You need to know the temperature each resistor will likely reach which depends on the temperature in the enclosure and the current flowing in the resistor. As a rule, unless it is in a power circuit. most resistors will never get anywhere near 70 degrees.

Cheers

Ian
 
ruffrecords said:
You need to know the temperature each resistor will likely reach which depends on the temperature in the enclosure and the current flowing in the resistor. As a rule, unless it is in a power circuit. most resistors will never get anywhere near 70 degrees.

Cheers

Ian

Hi Ian,

Thank you very much for your insight, much appreciated!

Ok that makes sense, the problem is that there isn't usually information on what sort of temperatures these components reach in the circuit and I am not very clued up when it comes to knowing what sort of temperatures these components typically reach in audio circuits - and I didn't want to make a balls up with my projects - the confusion set in when I noticed Mouser and Digikey were quoting different power ratings for the same component - DigiKey seems to quote at 70 deg C and Mouser at 125 deg C

I will keep your rule of thumb in mind then and look at the 70 deg ratings, thank you so much!
 
dacapitan said:
ruffrecords said:
You need to know the temperature each resistor will likely reach which depends on the temperature in the enclosure and the current flowing in the resistor. As a rule, unless it is in a power circuit. most resistors will never get anywhere near 70 degrees.

Cheers

Ian

Hi Ian,

Thank you very much for your insight, much appreciated!

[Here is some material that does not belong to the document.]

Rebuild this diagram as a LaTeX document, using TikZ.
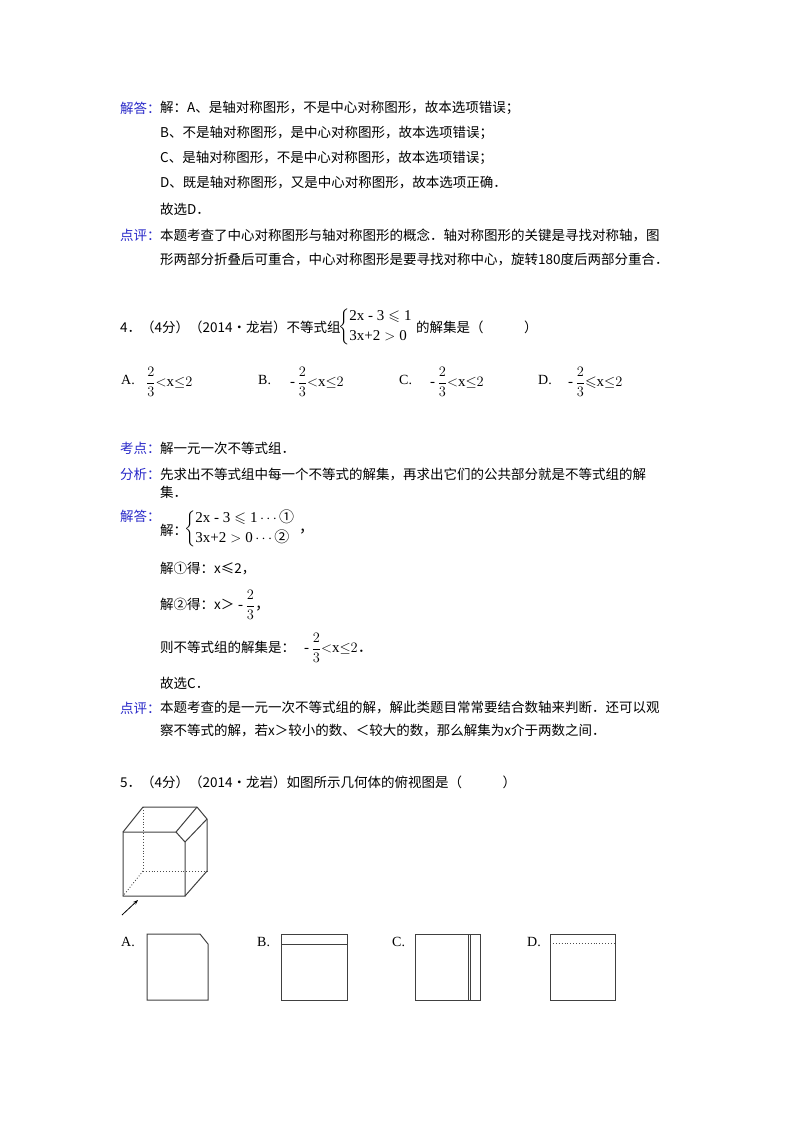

Ok that makes sense, the problem is that there isn't usually information on what sort of temperatures these components reach in the circuit and I am not very clued up when it comes to knowing what sort of temperatures these components typically reach in audio circuits

It's kinda simple if you think about it. Remember that 125C is well above the boiling point of water ... and what audio circuit runs that hot? Even 70C is much hotter than one would expect to see in an audio circuit. Consider that 20C is considered somewhat room temperature.

-a
 
I do not remember ever worrying about resistor temperature rating. Most resistors will run very near red-heat for a while. The cheaper ones, maybe only hours; some vitreous jobs can run hot enough to broil steaks.

70 degrees C will burn your skin in seconds. Much hotter, you will blister.

The ambient around the resistor is "never" that hot.

(It can be very close in too-tight high-power tube amps.)

It is possible (and usually un-wise) to have a cool chassis and one hot resistor. I built a headphone amp with "10 Watt" resistors dissipating 7 Watts. They got HOT. When working above half the power rating, resistor life may be less than a life-time. In this case, I should have got 20 Watt resistors, and a lot more air-space inside the box.